November 29th, 2008
|08:57 am - John Tavener and Arvo Pärt|
Last night I went to Coventry cathedral with happytune to listen to a concert of a capella choral music in the Russian tradition by John Taverner and Arvo Pärt, and a 19th/20th century Russian composer Alexander Gretchaninoff (I don't know him at all). There were two choirs, the University of Warwick Chorus and the University of Warwick Chamber Choir (both amateur of course).
There is quite a narrow band of classical music that I really, really love, and it's mostly the fairly sparse and austere choral music. Taverner and Pärt are two of the composers I listen to most on my i-Pod. Furthermore this was embedded in a perfect venue: well, not just a perfect venue, but a venue which was enhanced by the bleak foggy evening. So the whole thing added up to a wonderful sensory experience for me.
It was freezing cold, even inside the cathedral it was pretty chilly, and the whole place is very austere stone, with little decoration. In the dark and fog the pillars loomed up into the gloom, giving the cathedral the sort of emotional presence I normally only associate with very old buildings.
I don't have any technical understanding of music, but this type of sound produces a strong physical feeling in me, which I compare to feeling of eating something very sweet, touching something cold and smooth, or sometimes a numb floaty feeling. I think it's some kind of neural right brain effect.
I was thinking when I woke up this morning that it might be because composers like Pärt don't emphasise a narrative going forward, so much as the present sound. I don't know if that makes sense. So it perhaps sends the linear left brain off to sleep or something.

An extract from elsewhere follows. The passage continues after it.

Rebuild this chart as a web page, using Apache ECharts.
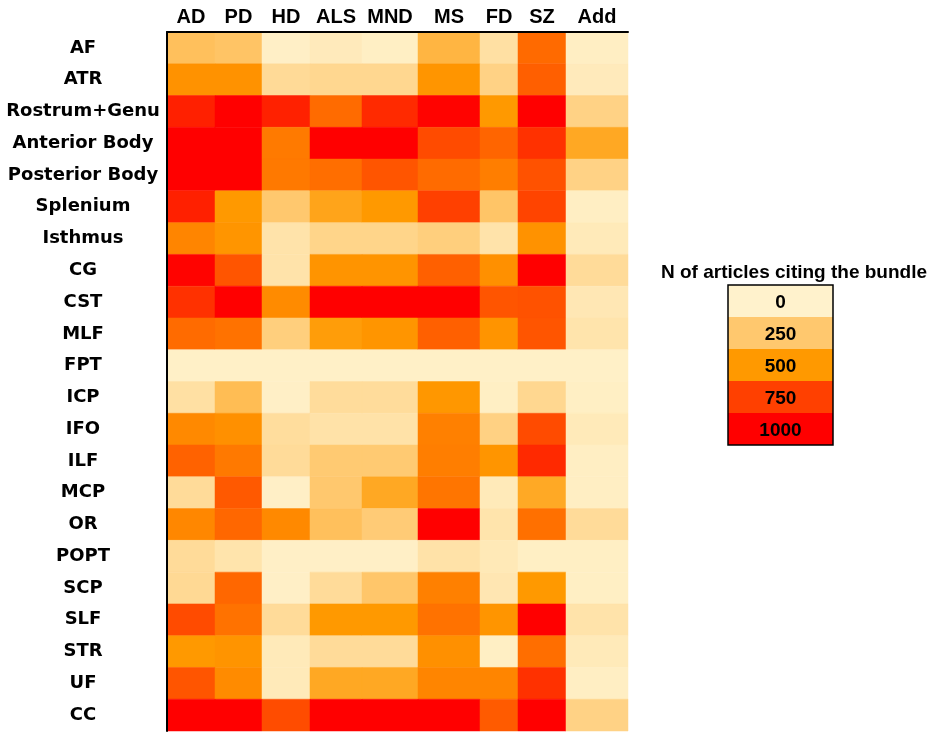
<!DOCTYPE html>
<html>
<head>
<meta charset="utf-8">
<title>Tract citations heatmap</title>
<script src="https://cdn.jsdelivr.net/npm/echarts@6/dist/echarts.min.js"></script>
<style>
  html, body { margin: 0; padding: 0; background: #fff; }
  #chart { width: 935px; height: 741px; }
</style>
</head>
<body>
<div id="chart"></div>
<script>
// columns (disorders) and rows (bundles)
var columns = ['AD', 'PD', 'HD', 'ALS', 'MND', 'MS', 'FD', 'SZ', 'Add'];
var tracts = ['AF', 'ATR', 'Rostrum+Genu', 'Anterior Body', 'Posterior Body', 'Splenium',
  'Isthmus', 'CG', 'CST', 'MLF', 'FPT', 'ICP', 'IFO', 'ILF', 'MCP', 'OR', 'POPT',
  'SCP', 'SLF', 'STR', 'UF', 'CC'];

// N of articles per column, one value per tract (same order as tracts)
var AD  = [290, 520, 875, 1000, 1000, 875, 555, 990, 810, 630, 12, 110, 545, 655, 135, 550, 135, 150, 720, 500, 690, 1000];
var PD  = [270, 520, 1000, 1000, 1000, 500, 510, 690, 1000, 610, 12, 310, 525, 590, 680, 640, 85, 640, 610, 515, 540, 1000];
var HD  = [15, 140, 870, 587, 590, 250, 90, 90, 540, 210, 12, 15, 125, 135, 15, 545, 15, 15, 135, 50, 50, 715];
var ALS = [45, 160, 630, 1000, 620, 440, 175, 515, 1000, 480, 12, 130, 95, 240, 250, 290, 15, 135, 500, 135, 420, 1000];
var MND = [20, 160, 835, 1000, 690, 500, 175, 515, 1000, 510, 12, 130, 95, 240, 420, 230, 15, 260, 500, 135, 420, 1000];
var MS  = [350, 510, 990, 720, 630, 750, 210, 660, 1000, 660, 12, 505, 570, 575, 600, 1000, 95, 570, 610, 525, 555, 1000];
var FD  = [110, 190, 500, 645, 575, 265, 90, 525, 690, 515, 12, 20, 195, 510, 50, 85, 55, 70, 510, 20, 555, 675];
var SZ  = [632, 663, 1000, 810, 700, 740, 520, 1000, 700, 690, 12, 160, 720, 840, 415, 615, 20, 500, 1000, 620, 810, 1000];
var Add = [25, 45, 190, 420, 190, 25, 50, 135, 65, 85, 12, 20, 50, 25, 25, 135, 20, 20, 90, 50, 25, 190];

// colour key
var legendValues = [0, 250, 500, 750, 1000];
var legendColors = ['#FFF2CC', '#FFC86E', '#FF9900', '#FF4000', '#FF0000'];

// layout: column widths (the source figure has unequal columns)
var colWidths = [48, 47, 48, 52, 56, 62, 38, 48, 62];

var byColumn = [AD, PD, HD, ALS, MND, MS, FD, SZ, Add];
var edges = [0];
for (var i = 0; i < colWidths.length; i++) {
  edges.push(edges[i] + colWidths[i]);
}
var centers = [];
for (var i = 0; i < colWidths.length; i++) {
  centers.push((edges[i] + edges[i + 1]) / 2);
}

var data = [];
for (var c = 0; c < columns.length; c++) {
  for (var r = 0; r < tracts.length; r++) {
    data.push([c, r, byColumn[c][r]]);
  }
}

// legend drawn as stacked boxes with value labels
var boxX = 728, boxY = 285, boxW = 105, boxH = 32;
var legendGraphics = [{
  type: 'text',
  left: 794 - 133,
  top: 263,
  style: {
    text: 'N of articles citing the bundle',
    fill: '#000',
    font: 'bold 19px "Liberation Sans", Arial, sans-serif'
  }
}];
for (var k = 0; k < legendValues.length; k++) {
  legendGraphics.push({
    type: 'rect',
    shape: { x: boxX, y: boxY + k * boxH, width: boxW, height: boxH },
    style: { fill: legendColors[k] }
  });
  legendGraphics.push({
    type: 'text',
    x: boxX + boxW / 2,
    y: boxY + k * boxH + boxH / 2 + 2,
    style: {
      text: String(legendValues[k]),
      fill: '#000',
      align: 'center',
      verticalAlign: 'middle',
      font: 'bold 19px "Liberation Sans", Arial, sans-serif'
    }
  });
}
legendGraphics.push({
  type: 'rect',
  shape: { x: boxX, y: boxY, width: boxW, height: boxH * legendValues.length },
  style: { fill: 'none', stroke: '#000', lineWidth: 1.5 }
});

var chart = echarts.init(document.getElementById('chart'));

var option = {
  backgroundColor: '#fff',
  animation: false,
  grid: { left: 167, right: 307, top: 32, bottom: 10 },
  xAxis: {
    type: 'value',
    position: 'top',
    min: 0,
    max: edges[edges.length - 1],
    z: 10,
    splitLine: { show: false },
    axisTick: { show: false },
    axisLine: { show: true, lineStyle: { color: '#000', width: 2 } },
    axisLabel: {
      customValues: centers,
      margin: 15,
      verticalAlign: 'middle',
      color: '#000',
      fontWeight: 'bold',
      fontSize: 20,
      fontFamily: '"Liberation Sans", Arial, sans-serif',
      formatter: function (v) {
        for (var j = 0; j < centers.length; j++) {
          if (Math.abs(centers[j] - v) < 0.01) return columns[j];
        }
        return '';
      }
    }
  },
  yAxis: {
    type: 'category',
    data: tracts,
    inverse: true,
    z: 10,
    splitLine: { show: false },
    axisTick: { show: false },
    axisLine: { show: true, lineStyle: { color: '#000', width: 2 } },
    axisLabel: {
      align: 'center',
      margin: 84,
      color: '#000',
      fontWeight: 'bold',
      fontSize: 18,
      fontFamily: '"DejaVu Sans", sans-serif'
    }
  },
  visualMap: {
    show: false,
    type: 'continuous',
    min: 0,
    max: 1000,
    dimension: 2,
    seriesIndex: 0,
    inRange: { color: legendColors }
  },
  graphic: legendGraphics,
  series: [{
    type: 'custom',
    encode: { x: 0, y: 1 },
    data: data,
    renderItem: function (params, api) {
      var c = api.value(0);
      var r = api.value(1);
      var p0 = api.coord([edges[c], r]);
      var p1 = api.coord([edges[c + 1], r]);
      var h = api.size([0, 1])[1];
      var color = api.visual('color');
      return {
        type: 'rect',
        shape: { x: p0[0], y: p0[1] - h / 2, width: p1[0] - p0[0], height: h },
        style: { fill: color, stroke: color, lineWidth: 0.5 }
      };
    }
  }]
};

chart.setOption(option);
</script>
</body>
</html>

happytune has also posted about the concert, with her musical insight, here.
In truth we were both too knackered, but in theory abrinsky and I would have loved that.
I'll try to look out for more things like that and post details in advance. I only just noticed it was on.

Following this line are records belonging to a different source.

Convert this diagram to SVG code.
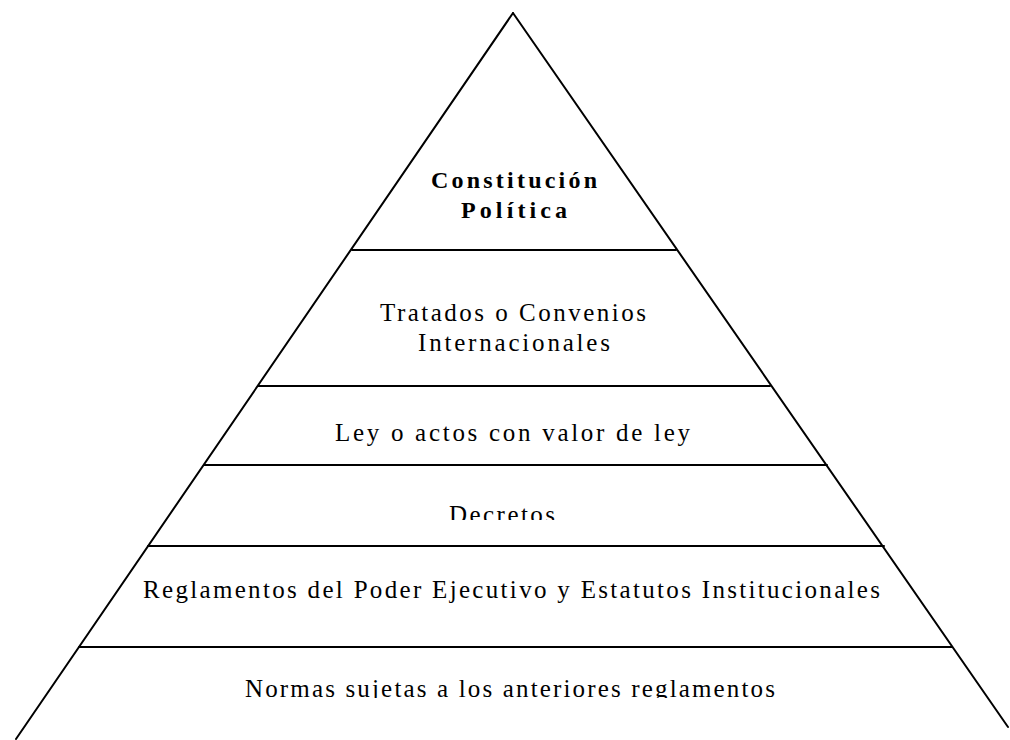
<svg xmlns="http://www.w3.org/2000/svg" width="1010" height="740" viewBox="0 0 1010 740">
  <defs>
    <style>
      .ln { stroke: #000; stroke-width: 2; fill: none; stroke-linecap: round; }
      .t { font-family: "Liberation Serif", "Times New Roman", serif; font-size: 25px; fill: #000; text-anchor: start; }
      .b { font-weight: bold; font-size: 24px; }
    </style>
    <clipPath id="clipDec"><rect x="0" y="490" width="1010" height="30"/></clipPath>
    <clipPath id="clipNor"><rect x="0" y="660" width="1010" height="38"/></clipPath>
  </defs>
  <rect width="1010" height="740" fill="#fff"/>
  <g id="outline">
    <line class="ln" x1="513" y1="13" x2="16" y2="739"/>
    <line class="ln" x1="513" y1="13" x2="1008" y2="727"/>
    <line class="ln" x1="352" y1="250" x2="676" y2="250"/>
    <line class="ln" x1="258" y1="386" x2="770" y2="386"/>
    <line class="ln" x1="204" y1="465" x2="827" y2="465"/>
    <line class="ln" x1="148" y1="546" x2="884" y2="546"/>
    <line class="ln" x1="79" y1="647" x2="952" y2="647"/>
  </g>
  <g id="tier1">
    <text class="t b" x="431" y="188" textLength="166" lengthAdjust="spacing">Constitución</text>
    <text class="t b" x="461" y="218" textLength="106" lengthAdjust="spacing">Política</text>
  </g>
  <g id="tier2">
    <text class="t" x="380" y="321" textLength="266" lengthAdjust="spacing">Tratados o Convenios</text>
    <text class="t" x="418" y="351" textLength="192" lengthAdjust="spacing">Internacionales</text>
  </g>
  <g id="tier3">
    <text class="t" x="335" y="441" textLength="355" lengthAdjust="spacing">Ley o actos con valor de ley</text>
  </g>
  <g id="tier4" clip-path="url(#clipDec)">
    <text class="t" x="449" y="523" textLength="106" lengthAdjust="spacing">Decretos</text>
  </g>
  <g id="tier5">
    <text class="t" x="143" y="598" textLength="737" lengthAdjust="spacing">Reglamentos del Poder Ejecutivo y Estatutos Institucionales</text>
  </g>
  <g id="tier6" clip-path="url(#clipNor)">
    <text class="t" x="245" y="697" textLength="530" lengthAdjust="spacing">Normas sujetas a los anteriores reglamentos</text>
  </g>
</svg>
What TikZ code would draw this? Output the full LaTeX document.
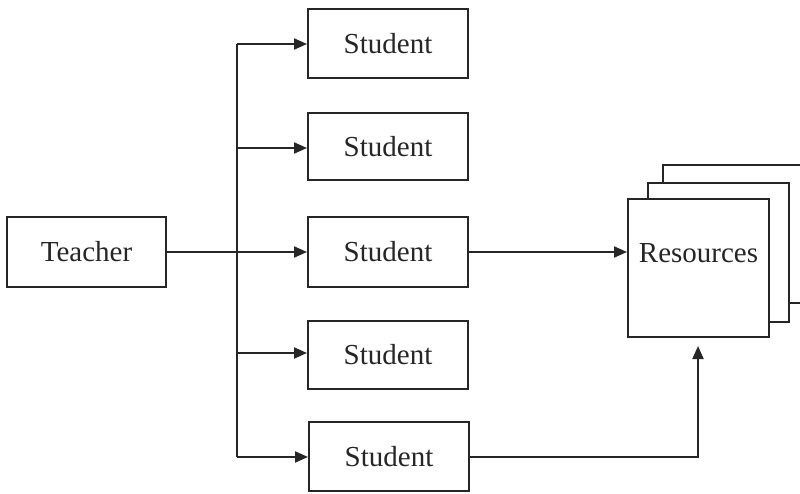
\documentclass[tikz,border=0pt]{standalone}
\usepackage{fontspec}
\setmainfont{Liberation Serif}
\usetikzlibrary{arrows.meta}
\begin{document}
\begin{tikzpicture}[x=1pt,y=-1pt,
  boxstyle/.style={draw=black!85,line width=2pt,fill=white,inner sep=0pt,font=\fontsize{29}{34}\selectfont,text=black!85},
  stud/.style={boxstyle,minimum width=160pt,minimum height=69pt},
  conn/.style={draw=black!85,line width=2pt},
  arr/.style={conn,-{Triangle[length=13pt,width=11pt]}}]
\useasboundingbox (0,0) rectangle (800,494);
\node[stud,minimum width=159pt,minimum height=70pt] (teacher) at (86.5,252) {Teacher};
\node[stud] (s1) at (388,43.5) {Student};
\node[stud,minimum height=67pt] (s2) at (388,147) {Student};
\node[stud,minimum height=70pt] (s3) at (388,252) {Student};
\node[stud,minimum height=68pt] (s4) at (388,355) {Student};
\node[stud] (s5) at (389,456.5) {Student};
% resource stack
\node[boxstyle,minimum width=141pt,minimum height=138pt] (r3) at (733.5,234) {};
\node[boxstyle,minimum width=141pt,minimum height=139pt] (r2) at (718.5,252.5) {};
\node[boxstyle,minimum width=141pt,minimum height=138pt] (res) at (698.5,268) {\raisebox{30pt}{Resources}};
% bus
\coordinate (top) at (237,44);
\coordinate (bot) at (237,457);
\coordinate (corner) at (698,457);
\draw[conn] (top) -- (bot);
\draw[arr] (top) -- (s1.west |- top);
\draw[arr] (237,148) -- (s2.west |- 0,148);
\draw[arr] (teacher.east |- 0,252) -- (s3.west |- 0,252);
\draw[arr] (237,353) -- (s4.west |- 0,353);
\draw[arr] (bot) -- (s5.west |- bot);
\draw[arr] (s3.east |- 0,252) -- (res.west |- 0,252);
\draw[arr,shorten >=8pt] (s5.east |- corner) -- (corner) -- (res.south -| corner);
\end{tikzpicture}
\end{document}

Did I sound whiny? It wasn't meant that way. And if you do notice more stuff like that I'd really appreciate hearing about it, thanks.
Christ, no, sorry, I'm commenting and running because my mum is coming to lunch and I'm trying to get the house into a semblance of non-squalor! Yes I am in a total panic right now, so I really shouldn't be trying to communicate online but I can't leave it alone.

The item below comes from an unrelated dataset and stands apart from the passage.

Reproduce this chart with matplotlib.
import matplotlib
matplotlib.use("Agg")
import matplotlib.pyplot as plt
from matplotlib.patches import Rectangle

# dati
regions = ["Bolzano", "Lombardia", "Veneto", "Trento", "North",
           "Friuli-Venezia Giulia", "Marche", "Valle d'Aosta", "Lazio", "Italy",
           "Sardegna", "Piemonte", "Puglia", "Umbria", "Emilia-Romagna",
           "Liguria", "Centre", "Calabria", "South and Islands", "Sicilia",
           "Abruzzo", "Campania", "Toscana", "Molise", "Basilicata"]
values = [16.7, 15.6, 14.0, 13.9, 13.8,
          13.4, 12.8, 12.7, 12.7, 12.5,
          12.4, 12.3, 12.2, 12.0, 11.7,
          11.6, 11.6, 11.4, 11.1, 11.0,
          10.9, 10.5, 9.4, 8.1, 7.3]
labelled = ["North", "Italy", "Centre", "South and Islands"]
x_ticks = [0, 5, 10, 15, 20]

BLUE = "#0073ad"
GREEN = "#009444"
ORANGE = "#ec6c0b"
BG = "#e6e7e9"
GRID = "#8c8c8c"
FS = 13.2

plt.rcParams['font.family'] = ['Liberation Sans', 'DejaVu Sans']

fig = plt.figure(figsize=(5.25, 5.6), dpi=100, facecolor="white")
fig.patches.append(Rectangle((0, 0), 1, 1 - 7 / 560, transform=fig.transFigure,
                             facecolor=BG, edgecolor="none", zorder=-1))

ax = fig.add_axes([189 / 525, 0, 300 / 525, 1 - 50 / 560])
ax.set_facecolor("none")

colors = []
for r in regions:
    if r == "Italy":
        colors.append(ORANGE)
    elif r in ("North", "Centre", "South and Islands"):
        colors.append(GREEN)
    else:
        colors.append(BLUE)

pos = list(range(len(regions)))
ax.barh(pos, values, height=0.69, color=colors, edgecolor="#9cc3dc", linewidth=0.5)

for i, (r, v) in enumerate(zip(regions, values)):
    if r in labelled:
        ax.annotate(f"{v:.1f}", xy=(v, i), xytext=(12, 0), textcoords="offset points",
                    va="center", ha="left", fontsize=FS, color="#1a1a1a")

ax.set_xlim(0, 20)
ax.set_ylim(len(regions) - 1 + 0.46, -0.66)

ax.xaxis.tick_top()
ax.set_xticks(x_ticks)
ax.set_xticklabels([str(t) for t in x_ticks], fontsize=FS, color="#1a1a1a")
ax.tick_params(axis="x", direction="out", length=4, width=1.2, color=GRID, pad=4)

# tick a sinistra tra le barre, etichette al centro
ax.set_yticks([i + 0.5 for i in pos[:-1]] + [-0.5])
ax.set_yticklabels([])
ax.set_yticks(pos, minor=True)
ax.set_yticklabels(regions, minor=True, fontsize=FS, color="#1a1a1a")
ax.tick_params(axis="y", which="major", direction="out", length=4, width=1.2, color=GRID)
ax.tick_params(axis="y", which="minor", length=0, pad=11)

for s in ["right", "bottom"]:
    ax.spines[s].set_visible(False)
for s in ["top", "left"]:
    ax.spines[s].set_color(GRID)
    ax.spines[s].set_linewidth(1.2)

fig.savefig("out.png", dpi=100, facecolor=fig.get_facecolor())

Edited at 2008-11-29 10:21 am (UTC)
Hee! In some ways I'm glad my parents no longer visit.
Nothing to do with your communication: it was just that I reread my comment and thought it might have sounded off :-)
My officemate was going to that, because her sister is in the choir, and was sounding distinctly unenthused. It sounds wonderful, though. I love Coventry Cathedral.
More than most events I think this would be a matter of taste - it was chilly and the music was pretty austere - and it was more than two hours, so if that kind of music wasn't her cup of tea it might not be much fun. We bumped into a colleague who was having a great time: I thought her boyfriend looked a little strained.
I've sung both Pärt and Taverner, and it is very visceral music, strangely approachable. Demanding to sing the same way Roman capitals are demanding to calligraph: austere, clean lines that show every fault.
It sounds like a perfectly wonderful experience, the way you got to hear the music sung.
I have utterly no musical ability (happytune
says everyone can sing with the right training - I think that's optimistic) and I know there's an extra dimension I'm missing, but it was still wonderful
I would argue that everyone can learn to hear a tone and replicate it--that is, to carry a tune and stay in key. I ran across a fascinating study of perfect pitch among the Chinese (who have an astoundingly high incidence of this talent we in the west think of as miraculous) not because of any special ear construction, but because they speak a tonal language and learn early on about specificity of tone reproduction.
So yes, I believe that people can learn to sing, but a beautiful voice is a gift of nature. I'm just not sure where along that continuum of nature-nurture actual musicianship falls.